Arctic Awesome: The Story of the ‘Cool’ Students of ‘Not Cool’

– By Halah Mhanni, Safia Soussi and Amy Mann –

It is well known that the Arctic is warming around twice the global average, three times the global average in Canada. This substantial rate of warming has given rise to a lot of much-needed research into its changing climate over the past decade. That said, this research has overwhelmingly focused on the gain of heat – global warming – rather than the loss of cold. Given the importance of cold weather to the region’s cryosphere, economy, and culture, we felt this was worth examining. In our research, we focused on the loss of cold in 34 specific weather stations above 60 degrees latitude from each of the three territories.

The main objective of our research was to iterate the importance of an Arctic-centric approach when delving into climate change in the north. The cold is an integral part of the Arctic, it sustains the ecosystem and the people as well. Our objectives were to present observed data, as well as projections for the number of cold days. In our research, we focused on 34 specific weather stations above 60 degrees latitude from each of the three territories. Near the northernmost tip of Canada, in Nunavut, stands a weather station named Eureka that began collecting data in the early to the mid-20th century. Eureka is the coldest area in Canada above the 60-degree latitude and during its coldest month averages, a minimum temperature of -37.4 degrees Celsius, and during its warmer months average of 6.1 degrees celsius. In comparison with Winnipeg, which averages a temperature of -16.4 degrees Celsius during its coldest month and 19.7 degrees celsius in its warmest. Between the years 1950 to 2020 a steady decrease in the number of cold days (characterized as a day with an average temperature of -30 degrees celsius), with approximately -3.13 days/decade lost. It should be mentioned that in our research, we considered a climate year as beginning in September and ending in August of the next calendar year.

Using RCP data, we were able to give an approximate trajectory to the future of Eureka in terms of cold days.

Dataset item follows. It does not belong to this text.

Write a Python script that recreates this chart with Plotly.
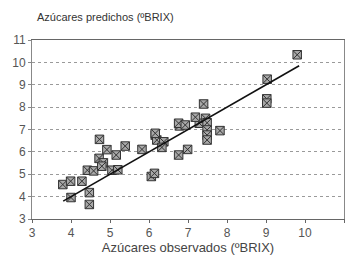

In the RCP 8.5 scenario (high-carbon or ‘Business as usual’) by the year 2090, Eureka would experience approximately 55 cold days in stark contrast with the 180 cold days in 1955. In the RCP 4.5 scenario (low-carbon) by the year 2090, Eureka would experience 110 cold days.

In October of 2019, our grade 10 geography teacher, Ms. Jennifer Janzen, proposed to our class an opportunity to work with a professor at the University of Winnipeg. Multiple students signed up, and within the next few weeks, we were invited to meet with Professor Danny Blair in the Geography department. It was in that meeting that Professor Blair suggested the idea to look at global warming from a different lens, an arctic-centric point of view, seeing climate change less as the gain of heat, but as the loss of cold. This idea intrigued us and allowed us to move forward with the project. Within the next month, we met once again with Professor Blair where we were instructed on what our next steps would be, each of us first picking a territory to research, Halah with Yukon, Safia with North-West Territories and finally Amy with Nunavut. Via the prairie climate center with the help of Mathew Loxley, we received data and sorted through the stations, finding the stations with the longest recorded times. We created our graphs and decided on which stations held enough data to be able to accurately depict our findings. Then, it was finally time to put our findings into writing, for months, Professor Blair instructed us on ways to improve our academic writing and after a lengthy editing period, we came up with our final draft that was submitted, edited again, and finally published in April 2021.

As high schoolers, the prospect of writing an academic paper that could be read by professionals was quite daunting. However, with the support of Ms. Janzen and Professor Blair, we were able to gain confidence and move forward with this project. Watching the entire idea unfold from a single idea Professor Blair had in 2019 to what it has become today in 2022 is amazing, and has shown to us the excitement and importance of research. Although it was not easy, and we were faced with many obstacles along the way, we were still able to accomplish our initial objective, the analysis of climate change with an Arctic-centric approach, in other words, the loss of cold.

The Arctic has been warming at an alarming rate, causing massive ripple effects throughout the region, as well as worldwide. As the younger generation, our priority lies in creating a better, more sustainable future for ourselves, and those that come after us. In doing this research, we were able to truly understand the changing climate from a different perspective, an arctic-centric perspective. Working for over a year on a project that we hold so dear to our hearts has been an amazing experience, and one we will not soon forget.


Mhanni, Soussi and Man discovered their interest in arctic issues during their Geography class in grade ten. After being offered the opportunity to work with a geography professor, they became first time published authors at the age of 16-17. They have now since graduated from the University of Winnipeg Collegiate and attend their respective universities.